President Obama will give his first State of the Union speech tonight at 9 pm Eastern. I'll watch, but my expectations are extremely low. No matter how stirring the oratory is tonight, there is nothing Obama can say this evening that will erase the fact that he has now demonstrated that he is unequal to this moment in history. In fairness, perhaps no one could have been. Two wars, an economy in shambles, a body politic divided, a terrorist enemy at the gates; if ever there was a presidency that would be forged in the crucible of events, this is one, as was that of Obama's predecessor, George Bush.
Obama has not been equal to his promises. No one in their right mind expected him to do all that he promised in exactly the way that he promised. But what I think people did expect and had some right to expect was that he would be true to the spirit of his hope and change mantra. Sure, we knew there would be compromises, some deviation and we frankly expected some dissapointment because we expected the pragmatist to straightforwardly tell us "hey, this isn't doable and here's why" straightup.
But, as Mort Zuckerman bitterly and very accurately observed, Obama has revealed himself to be more ideological than pragmatic.
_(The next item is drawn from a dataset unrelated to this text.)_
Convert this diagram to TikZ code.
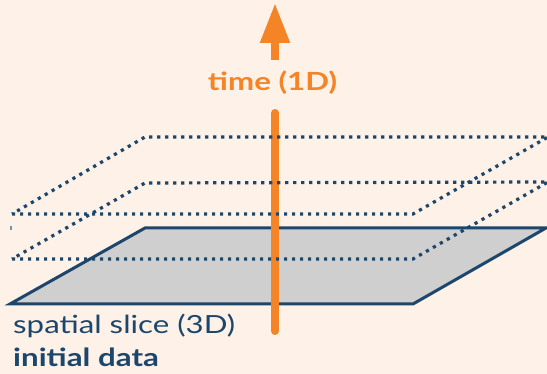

What we have learned is that Obama practices small "p" pragmatism. That his political heart and center are not big enough to fill the space created by his oratory. He has fallen very short of the heights he called not only us to, but himself. No amount of inspired oratory tonight or any other night can or will close the gap between the stirring heights of his rhetoric and the prosaic plateau of his deeds.
That gap can only be closed by deeds and decisions more informed, wise and courageous than most that have preceded this moment. Hope and change indeed. Let us hope that Obama can change.